Knesset holds annual 'Every Person Has a Name' Holocaust memorial service

"We do not remember numbers; we remember lives," Herzog said in the Holocaust Remembrance Day ceremony.

 President Isaac Herzog speaks at the annual Knesset Holocaust memorial service. (photo credit: HAIM ZACH/GPO)
President Isaac Herzog speaks at the annual Knesset Holocaust memorial service.
(photo credit: HAIM ZACH/GPO)

Israel's parliament, the Knesset, held its annual "Every Person Has a Name" Holocaust memorial service on Tuesday morning, with President Isaac Herzog, Prime Minister Benjamin Netanyahu, High Court Chief Justice Esther Hayut, Knesset Speaker Amir Ohana and many other ministers and Knesset members in attendance.

Ohana told the story of Victor Peretz, born to a Jewish family in Tunisia, who was a world lightweight boxing champion in the 1930s. Peretz was sent to Auschwitz by Nazi occupiers in 1942, where he became a member of the camp's boxing team, which provided entertainment for the Nazi guards. Peretz fought and won 133 matches, all while defending and saving dozens of other inmates. When warned he said, "It does not matter, man's purpose is to help the other." He was shot by a guard at the camp while scavenging for bread for his fellow inmates, Ohana related.

President Herzog read the names of his relatives killed in the Holocaust and shared their individual stories in brief.

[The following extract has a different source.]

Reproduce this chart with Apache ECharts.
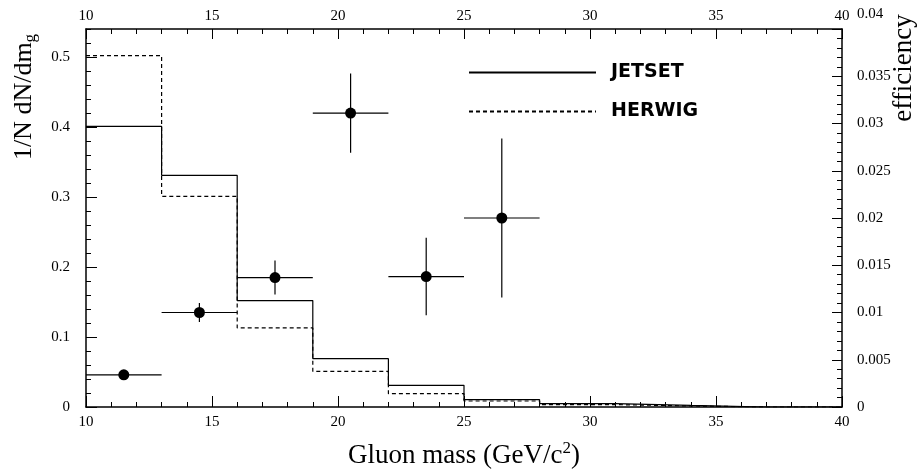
<!DOCTYPE html>
<html>
<head>
<meta charset="utf-8">
<script src="https://cdn.jsdelivr.net/npm/echarts@6.0.0/dist/echarts.min.js"></script>
<style>
    html, body { margin: 0; background: #fff; }
    #chart { width: 920px; height: 475px; }
</style>
</head>
<body>
<div id="chart"></div>
<script>
// histogram bins (GeV/c^2), left edges + last right edge
var binEdges = [10, 13, 16, 19, 22, 25, 28, 31, 34, 37, 40];
// 1/N dN/dm_g per bin
var jetset = [0.401, 0.331, 0.152, 0.069, 0.031, 0.0105, 0.0049, 0.0022, 0, 0];
var herwig = [0.502, 0.301, 0.113, 0.051, 0.019, 0.0086, 0.0034, 0.0015, 0, 0];

// efficiency points (right axis)
var effMass = [11.5, 14.5, 17.5, 20.5, 23.5, 26.5];
var effMassErr = [1.5, 1.5, 1.5, 1.5, 1.5, 1.5];
var effValue = [0.0034, 0.0100, 0.0137, 0.0311, 0.0138, 0.0200];
var effErr = [0.0003, 0.0010, 0.0018, 0.0042, 0.0041, 0.0084];

var serif = 'Liberation Serif';

function stepData(vals) {
    var out = [];
    for (var i = 0; i < vals.length; i++) {
        out.push([binEdges[i], vals[i]]);
    }
    out.push([binEdges[binEdges.length - 1], vals[vals.length - 1]]);
    return out;
}

var effData = [];
for (var i = 0; i < effMass.length; i++) {
    effData.push([effMass[i], effValue[i], effMassErr[i], effErr[i]]);
}

var myChart = echarts.init(document.getElementById('chart'));

var axisLine = { show: true, onZero: false, lineStyle: { color: '#000', width: 1.5 } };
var tickStyle = { color: '#000', width: 1 };
var labelStyle = { color: '#000', fontFamily: serif, fontSize: 15 };

option = {
    animation: false,
    backgroundColor: '#fff',
    grid: { left: 86, right: 78, top: 29, bottom: 68 },
    legend: {
        data: ['JETSET', 'HERWIG'],
        orient: 'vertical',
        left: 463,
        top: 58,
        itemWidth: 127,
        itemHeight: 20,
        itemGap: 20,
        itemStyle: { opacity: 0 },
        textStyle: {
            color: '#000',
            fontFamily: 'DejaVu Sans',
            fontWeight: 'bold',
            fontSize: 19,
            padding: [0, 0, 0, 10]
        }
    },
    xAxis: [{
        type: 'value', position: 'bottom',
        min: 10, max: 40, interval: 5,
        axisLine: axisLine,
        axisTick: { show: true, inside: true, length: 11, lineStyle: tickStyle },
        minorTick: { show: true, splitNumber: 5, length: 5, lineStyle: tickStyle },
        axisLabel: Object.assign({ margin: 8 }, labelStyle),
        splitLine: { show: false }
    }, {
        type: 'value', position: 'top',
        min: 10, max: 40, interval: 5,
        axisLine: axisLine,
        axisTick: { show: true, inside: true, length: 10, lineStyle: tickStyle },
        minorTick: { show: true, splitNumber: 5, length: 5, lineStyle: tickStyle },
        axisLabel: Object.assign({ margin: 5 }, labelStyle),
        splitLine: { show: false }
    }],
    yAxis: [{
        type: 'value', position: 'left',
        min: 0, max: 0.54, interval: 0.1,
        axisLine: axisLine,
        axisTick: { show: true, inside: true, length: 11, lineStyle: tickStyle },
        axisLabel: Object.assign({ margin: 16, showMaxLabel: false }, labelStyle),
        splitLine: { show: false }
    }, {
        type: 'value', position: 'right',
        min: 0, max: 0.04, interval: 0.005,
        axisLine: axisLine,
        axisTick: { show: true, inside: true, length: 10, lineStyle: tickStyle },
        minorTick: { show: true, splitNumber: 5, length: 5, lineStyle: tickStyle },
        axisLabel: Object.assign({
            margin: 15,
            formatter: function (v) {
                return v >= 0.04 ? '{top|0.04}' : String(+v.toFixed(3));
            },
            rich: { top: { fontFamily: serif, fontSize: 15, color: '#000', padding: [0, 0, 30, 0] } }
        }, labelStyle),
        splitLine: { show: false }
    }, {
        // minor ticks of left axis, every 0.02
        type: 'value', position: 'left',
        min: 0, max: 0.54, interval: 0.02,
        axisLine: { show: false },
        axisTick: { show: true, inside: true, length: 5, lineStyle: tickStyle },
        axisLabel: { show: false },
        splitLine: { show: false }
    }],
    graphic: [{
        type: 'text', x: 24, y: 97, rotation: Math.PI / 2,
        style: {
            text: '{a|1/N dN/dm}{s|g}',
            align: 'center', verticalAlign: 'middle',
            rich: {
                a: { fontFamily: serif, fontSize: 26, lineHeight: 30, fill: '#000' },
                s: { fontFamily: serif, fontSize: 17, lineHeight: 8, verticalAlign: 'bottom', fill: '#000' }
            }
        }
    }, {
        type: 'text', x: 464, y: 456,
        style: {
            text: '{a|Gluon mass (GeV/c}{p|2}{a|)}',
            align: 'center', verticalAlign: 'middle',
            rich: {
                a: { fontFamily: serif, fontSize: 27, lineHeight: 30, fill: '#000' },
                p: { fontFamily: serif, fontSize: 17, lineHeight: 18, padding: [0, 0, 14, 0], verticalAlign: 'bottom', fill: '#000' }
            }
        }
    }, {
        type: 'text', x: 904, y: 68, rotation: Math.PI / 2,
        style: {
            text: 'efficiency',
            align: 'center', verticalAlign: 'middle',
            fontFamily: serif, fontSize: 27, fill: '#000'
        }
    }],
    series: [{
        name: 'JETSET',
        type: 'line',
        step: 'end',
        xAxisIndex: 0, yAxisIndex: 0,
        symbol: 'none',
        showSymbol: false,
        data: stepData(jetset),
        lineStyle: { color: '#000', width: 1.2 },
        itemStyle: { color: '#000' }
    }, {
        name: 'HERWIG',
        type: 'line',
        step: 'end',
        xAxisIndex: 0, yAxisIndex: 0,
        symbol: 'none',
        showSymbol: false,
        data: stepData(herwig),
        lineStyle: { color: '#000', width: 1.2, type: [4, 3] },
        itemStyle: { color: '#000' }
    }, {
        name: 'efficiency',
        type: 'custom',
        xAxisIndex: 0, yAxisIndex: 1,
        encode: { x: 0, y: 1 },
        data: effData,
        renderItem: function (params, api) {
            var x = api.value(0), y = api.value(1), ex = api.value(2), ey = api.value(3);
            var l = api.coord([x - ex, y]), r = api.coord([x + ex, y]);
            var t = api.coord([x, y + ey]), b = api.coord([x, y - ey]);
            var c = api.coord([x, y]);
            var st = { stroke: '#000', lineWidth: 1.2 };
            return {
                type: 'group',
                children: [
                    { type: 'line', shape: { x1: l[0], y1: l[1], x2: r[0], y2: r[1] }, style: st },
                    { type: 'line', shape: { x1: t[0], y1: t[1], x2: b[0], y2: b[1] }, style: st },
                    { type: 'circle', shape: { cx: c[0], cy: c[1], r: 5.5 }, style: { fill: '#000' } }
                ]
            };
        }
    }]
};

myChart.setOption(option);
</script>
</body>
</html>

"We do not remember numbers; we remember lives," Herzog said. "Human beings. Because the name of every Jew who went up in flames and yet eighty years later is read out loud in Jerusalem, in the heart of the legislature of our Jewish and democratic nation-state, is the greatest victory. I wish to recall the moving remarks by Holocaust survivor Shoshana Weiss last night at Yad Vashem, who called on all of us to come together and find unity, and safeguard our nation and our homeland, for we have no other country. Let’s listen to her," the president said.

Netanyahu spoke about his father-in-law, Shlomo Ben-Artzi, a bible scholar, educator and writer, and recipient of the Ka-Tzetnik Fund Award for Holocaust Literature. Ben-Artzi's family was murdered in the Holocaust, including his twin sister Yehduit, the prime minister said. For his entire life, Shlomo would burst into tears whenever he mentioned her name, Netanyahu recounted.

 Prime Minister Benjamin Netanyahu speaks at the Knesset's annual Holocaust memorial service. (credit: AMOS BEN-GERSHOM/GPO)
Prime Minister Benjamin Netanyahu speaks at the Knesset's annual Holocaust memorial service. (credit: AMOS BEN-GERSHOM/GPO)

Other government and public officials to read out the names of family members who died in the Holocaust included Hayut, Likud ministers Yisrael Katz, Miri Regev and Dudi Amsalem, United Torah Judaism MK and deputy minister Uri Makleb, and MKs Ze'ev Elkin and Orit Farkash-Hacohen (National Unity), MK Oded Forer (Yisrael Beytenu), MKs Boaz Bismuth and Ariel Kallner (Likud) and MKs Moshe Arbel and Erez Malul (Shas).

Holocaust survivors light memorial candles

Also at the ceremony, six Holocaust survivors lit memorial torches, four of whom were related to current Knesset members: Sofi Sachs, mother of MK Yasmin Friedman-Sachs (Yesh Atid); Paulina Davidson, mother of MK Simon Davidson (Yesh Atid); second-generation survivor Haya Nir, mother-in-law of MK Sharon Nir (Yisrael Beytenu); and second-generation survivor Michaela Akunis, mother of minister Ofir Akunis (Likud).

The day began with ministers, Knesset members, Holocaust survivors and other public figures including Jerusalem mayor Moshe Lion lighting memorial candles at the entrance to the parliament building. Ohana lit the first candle in honor of Isaac Dari (1912-1943), who was born in Oujda, Morocco, and died at the Majdanek concentration camp.